Previous studies have shown that individuals with autism spectrum disorder (ASD) tend to structure their narrative around details rather than on global events (Barnes, & Baron-Cohen, 2012; Diehl, Bennetto & Young, 2006; Jolliffe & Baron-Cohen, 2000; Rumpf et al., 2012). Weak Central Coherence or Enhanced Perceptual Functioning are often invoked to explain these results, the core idea being that ASD individuals display a reduced influence of global information and enhanced focus on detail (Happé & Frith, 2006; Mottron et al, 2006). Yet, this relationship between narrative and perceptual abilities has not been experimentally tested.


We explore the relation between local/global processing in narrative and perceptual tasks in adults with ASD compared to NT controls.


We analyse the story grammar (number of gist events vs. irrelevant details) in the online storytelling, based on the picture book ‘Tuesday’ from the ADOS-2. Our participants are 20 adults with ASD and 20 controls matched on age (mean=28), sex (14 males, 6 females), verbal IQ (mean=111), perceptual IQ (mean=106) and total IQ (mean=108). We also measure reaction times (RTs) and accuracy on four sub-tasks of the WAIS-V battery: Block Design, Picture Completion, Similarities and on a Block Design segmented task. Finally, participants’ mental inhibition is measured with the Stroop interference test.


There is a strong Group effect on gist and details enunciation in narratives, with ASD participants verbalizing less gist, and more details in their narratives than NT participants.

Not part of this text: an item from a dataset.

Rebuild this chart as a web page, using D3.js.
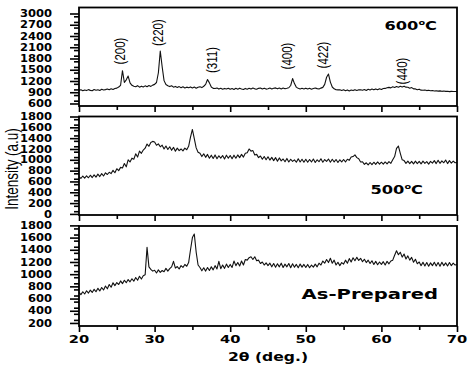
<!DOCTYPE html>
<html><head><meta charset="utf-8">
<script src="https://cdn.jsdelivr.net/npm/d3@7"></script>
<style>body{margin:0;background:#fff}svg{display:block}</style>
</head><body><svg id="c" width="474" height="365"></svg>
<script>
// ---- data ----
const thetaStart = 20, thetaStep = 0.25;   // 2θ grid: 20.00, 20.25 ... 70.00
const xTicks = [20, 30, 40, 50, 60, 70];
const xMinor = [25, 35, 45, 55, 65];

const i600 = [
 950, 966, 938, 960, 944, 970, 950, 940, 974, 955, 966, 946, 978, 958, 970, 985, 966, 992, 972, 998,
 1010, 1040, 1085, 1475, 1160, 1230, 1330, 1150, 1085, 1058, 1045, 1075, 1036, 1062, 1040, 1070, 1048, 1078, 1056, 1090,
 1110, 1160, 1420, 2000, 1580, 1210, 1105, 1075, 1050, 1072, 1036, 1056, 1026, 1050, 1020, 1044, 1014, 1036, 1018, 1042,
 1016, 1040, 1008, 1034, 1045, 1024, 1060, 1110, 1240, 1150, 1040, 1004, 1000, 1012, 984, 1006, 980, 1002, 986, 1008,
 978, 999, 974, 1004, 982, 1009, 986, 972, 1002, 981, 1006, 984, 1012, 990, 978, 1004, 1014, 988, 1009, 984,
 992, 1012, 986, 1008, 1016, 991, 1012, 988, 1014, 994, 1006, 1020, 1080, 1265, 1130, 1030, 1004, 985, 1004, 988,
 1009, 986, 1006, 982, 1002, 1014, 996, 988, 1010, 1030, 1110, 1300, 1385, 1170, 1040, 992, 966, 962, 968, 946,
 966, 941, 962, 936, 959, 944, 969, 946, 964, 968, 954, 972, 948, 979, 958, 984, 964, 989, 968, 994,
 974, 999, 1002, 1019, 1030, 1016, 1044, 1028, 1054, 1034, 1059, 1041, 1062, 1036, 1034, 1008, 1024, 991, 989, 966,
 982, 956, 952, 958, 944, 951, 939, 946, 934, 941, 929, 936, 924, 931, 922, 926, 916, 924, 919, 918,
 918];

const i500 = [
 690, 655, 700, 660, 705, 668, 715, 672, 722, 680, 735, 690, 745, 700, 760, 728, 770, 745, 805, 760,
 835, 800, 860, 850, 930, 870, 1000, 960, 1030, 1010, 1110, 1050, 1160, 1120, 1180, 1215, 1290, 1250, 1320, 1340,
 1330, 1270, 1295, 1240, 1270, 1200, 1255, 1190, 1240, 1175, 1230, 1160, 1215, 1170, 1200, 1165, 1215, 1185, 1250, 1420,
 1560, 1390, 1220, 1140, 1120, 1060, 1110, 1045, 1100, 1030, 1085, 1025, 1090, 1020, 1075, 1030, 1080, 1015, 1085, 1030,
 1080, 1020, 1085, 1030, 1090, 1040, 1100, 1050, 1120, 1130, 1200, 1160, 1170, 1090, 1100, 1040, 1070, 1010, 1060, 1000,
 1055, 995, 1045, 985, 1040, 975, 1035, 980, 1015, 965, 1025, 960, 1010, 970, 1000, 955, 1020, 960, 1010, 955,
 1010, 955, 1005, 960, 1015, 950, 1000, 965, 1020, 955, 1005, 970, 1015, 955, 1010, 960, 1005, 950, 1000, 960,
 1005, 960, 1010, 990, 1050, 1060, 1090, 1040, 1020, 960, 965, 915, 945, 905, 950, 910, 955, 915, 960, 920,
 955, 920, 960, 925, 965, 935, 1000, 1060, 1210, 1254, 1120, 1000, 985, 935, 975, 930, 970, 925, 975, 930,
 970, 925, 975, 935, 965, 920, 970, 940, 985, 930, 990, 935, 980, 945, 995, 930, 985, 940, 975, 945,
 950];

const iAsPrepared = [
 700, 665, 712, 675, 728, 690, 738, 700, 752, 712, 768, 725, 782, 740, 805, 760, 830, 785, 858, 812,
 862, 830, 890, 845, 900, 860, 912, 875, 925, 885, 945, 900, 965, 920, 975, 990, 1440, 1120, 1080, 1050,
 1065, 1020, 1070, 1030, 1060, 1040, 1095, 1050, 1090, 1120, 1210, 1100, 1125, 1085, 1140, 1110, 1160, 1130, 1190, 1400,
 1600, 1658, 1360, 1150, 1110, 1055, 1105, 1050, 1110, 1060, 1120, 1070, 1140, 1085, 1210, 1090, 1150, 1095, 1165, 1110,
 1160, 1110, 1215, 1140, 1190, 1135, 1215, 1150, 1240, 1230, 1270, 1286, 1240, 1285, 1220, 1230, 1175, 1200, 1150, 1185,
 1140, 1180, 1120, 1175, 1115, 1170, 1120, 1180, 1110, 1165, 1120, 1175, 1105, 1170, 1115, 1160, 1105, 1165, 1115, 1160,
 1110, 1160, 1105, 1150, 1115, 1165, 1120, 1180, 1150, 1215, 1180, 1240, 1190, 1260, 1180, 1230, 1150, 1195, 1140, 1190,
 1165, 1230, 1180, 1255, 1200, 1270, 1220, 1276, 1225, 1260, 1205, 1245, 1190, 1230, 1175, 1220, 1160, 1210, 1155, 1200,
 1160, 1205, 1150, 1210, 1170, 1215, 1230, 1310, 1384, 1320, 1360, 1280, 1330, 1250, 1300, 1230, 1275, 1195, 1245, 1170,
 1200, 1140, 1195, 1135, 1190, 1130, 1185, 1140, 1195, 1135, 1190, 1130, 1195, 1140, 1185, 1135, 1190, 1140, 1180, 1150,
 1160];

const yTicks600 = [600, 900, 1200, 1500, 1800, 2100, 2400, 2700, 3000];
const yTicks500 = [0, 200, 400, 600, 800, 1000, 1200, 1400, 1600, 1800];
const yTicksAsPrepared = [200, 400, 600, 800, 1000, 1200, 1400, 1600, 1800];

const peakLabels = ["(200)", "(220)", "(311)", "(400)", "(422)", "(440)"];
const peakLabelTheta = [25.4, 30.4, 37.5, 47.5, 52.3, 62.7];
const peakLabelIntensity = [2000, 2490, 1760, 1867, 1893, 1467];

const panelTitles = ["600", "500", "As-Prepared"];

// ---- layout ----
const svg = d3.select("#c");
const x = d3.scaleLinear().domain([20, 70]).range([79, 457]);
const theta = i => thetaStart + i * thetaStep;

const panels = [
  {data: i600, ticks: yTicks600, minorStep: 150, y: d3.scaleLinear().domain([533, 3160]).range([106, 7.5])},
  {data: i500, ticks: yTicks500, minorStep: 100, y: d3.scaleLinear().domain([-20, 1800]).range([215, 116.5])},
  {data: iAsPrepared, ticks: yTicksAsPrepared, minorStep: 100, y: d3.scaleLinear().domain([150, 1790]).range([326, 226])}
];

const tickFont = "'DejaVu Sans', sans-serif";

panels.forEach((p, pi) => {
  const y = p.y;
  const [yb, yt] = y.range();
  const g = svg.append("g");
  const lo = d3.min(p.ticks), hi = d3.max(p.ticks);
  const minors = d3.range(lo + p.minorStep / 2, hi, p.minorStep).filter(v => !p.ticks.includes(v));
  const yAxisMinor = d3.axisLeft(y).tickValues(minors).tickSize(5).tickFormat("");
  const yAxisMajor = d3.axisLeft(y).tickValues(p.ticks).tickSize(9).tickFormat("");
  const gy1 = g.append("g").attr("transform", `translate(${x(20)},0)`).call(yAxisMinor);
  const gy2 = g.append("g").attr("transform", `translate(${x(20)},0)`).call(yAxisMajor);
  [gy1, gy2].forEach(a => { a.select(".domain").remove(); a.selectAll("line").attr("stroke", "#000").attr("stroke-width", 1.6); });
  const xa1 = g.append("g").attr("transform", `translate(0,${yb})`).call(d3.axisBottom(x).tickValues(xMinor).tickSize(4).tickFormat(""));
  const xa2 = g.append("g").attr("transform", `translate(0,${yb})`).call(d3.axisBottom(x).tickValues(xTicks).tickSize(6).tickFormat(""));
  [xa1, xa2].forEach(a => { a.select(".domain").remove(); a.selectAll("line").attr("stroke", "#000").attr("stroke-width", 1.6); });

  g.selectAll("text.yl").data(p.ticks).join("text")
    .attr("class", "yl")
    .attr("transform", d => `translate(52,${y(d)}) scale(1.15,1)`)
    .attr("text-anchor", "end").attr("dy", "0.36em")
    .attr("font-family", tickFont).attr("font-weight", "bold").attr("font-size", 10)
    .text(d => d);

  const line = d3.line().x((d, i) => x(theta(i))).y(d => y(d));
  g.append("path").datum(p.data).attr("d", line)
    .attr("fill", "none").attr("stroke", "#111").attr("stroke-width", 1.1).attr("stroke-linejoin", "round");

  g.append("rect").attr("x", x(20)).attr("y", yt).attr("width", x(70) - x(20)).attr("height", yb - yt)
    .attr("fill", "none").attr("stroke", "#000").attr("stroke-width", 1.8);
});

const yBottom = panels[2].y.range()[0];
svg.selectAll("text.xl").data(xTicks).join("text")
  .attr("class", "xl")
  .attr("transform", d => `translate(${x(d)},${yBottom + 17}) scale(1.4,1)`)
  .attr("text-anchor", "middle")
  .attr("font-family", tickFont).attr("font-weight", "bold").attr("font-size", 10.5)
  .text(d => d);

svg.append("text")
  .attr("transform", `translate(268,361) scale(1.3,1)`)
  .attr("text-anchor", "middle")
  .attr("font-family", tickFont).attr("font-weight", "bold").attr("font-size", 12)
  .text("2θ (deg.)");

svg.append("text")
  .attr("transform", `translate(12,169) rotate(-90) scale(1,1.35)`)
  .attr("text-anchor", "middle").attr("dy", "0.35em")
  .attr("font-family", "'Liberation Sans', Arial, sans-serif").attr("font-size", 13.5)
  .text("Intensity (a.u)");

const y600 = panels[0].y;
peakLabels.forEach((lab, i) => {
  svg.append("text")
    .attr("transform", `translate(${x(peakLabelTheta[i])},${y600(peakLabelIntensity[i])}) rotate(-90) scale(1,1.3)`)
    .attr("text-anchor", "middle").attr("dy", "0.35em")
    .attr("font-family", "'Liberation Sans', Arial, sans-serif").attr("font-size", 11.5)
    .text(lab);
});

function tempTitle(tx, ty, num) {
  const t = svg.append("text")
    .attr("transform", `translate(${tx},${ty}) scale(1.3,1)`)
    .attr("text-anchor", "end")
    .attr("font-family", tickFont).attr("font-weight", "bold").attr("font-size", 12.5);
  t.append("tspan").text(num);
  t.append("tspan").attr("font-size", 7.5).attr("dy", -5.5).text("o");
  t.append("tspan").attr("dy", 5.5).text("C");
}
tempTitle(437, 30, panelTitles[0]);
tempTitle(423, 194, panelTitles[1]);
svg.append("text")
  .attr("transform", `translate(438,299) scale(1.43,1)`)
  .attr("text-anchor", "end")
  .attr("font-family", tickFont).attr("font-weight", "bold").attr("font-size", 13.7)
  .text(panelTitles[2]);
</script>
</body></html>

There are no Group effects on RTs in Block design or on the effect of stimuli segmentation. However, there is a strong effect of Block Design RT on gist enunciation (but no interaction with Group). The faster participants are on this task, the more gist they provide in their narrative.

There is a significant effect of Picture Completion RT, and a strong interaction RT X Group effect on details enunciation. The faster ASD participants are to detect missing details on a figurative picture, the more details they tended to provide in their narrative.

Interestingly, there is a significant Stroop x Group interaction effect on picture Completion RT. For NT participants, the better they score on mental inhibition, the faster they are to detect missing details on a figurative picture. And finally, there is a significant Stroop interference x Group interaction effect on details enunciation. For ASD participants, the better they score on mental inhibition, the fewer irrelevant details they provide in their narratives (see Figure 1 & Table).


While NT participants showed a global bias in a detail-focused figurative task (Picture Completion), ASD participants showed a local bias in global-focused one (Narrative). Interestingly, the results reveal that those bias are linked to mental inhibition. Thus, in global focused tasks involving no local distraction and clear instructions (i.e. Block Design Task and Similarities task), ASD participants perform similarly to NT participants.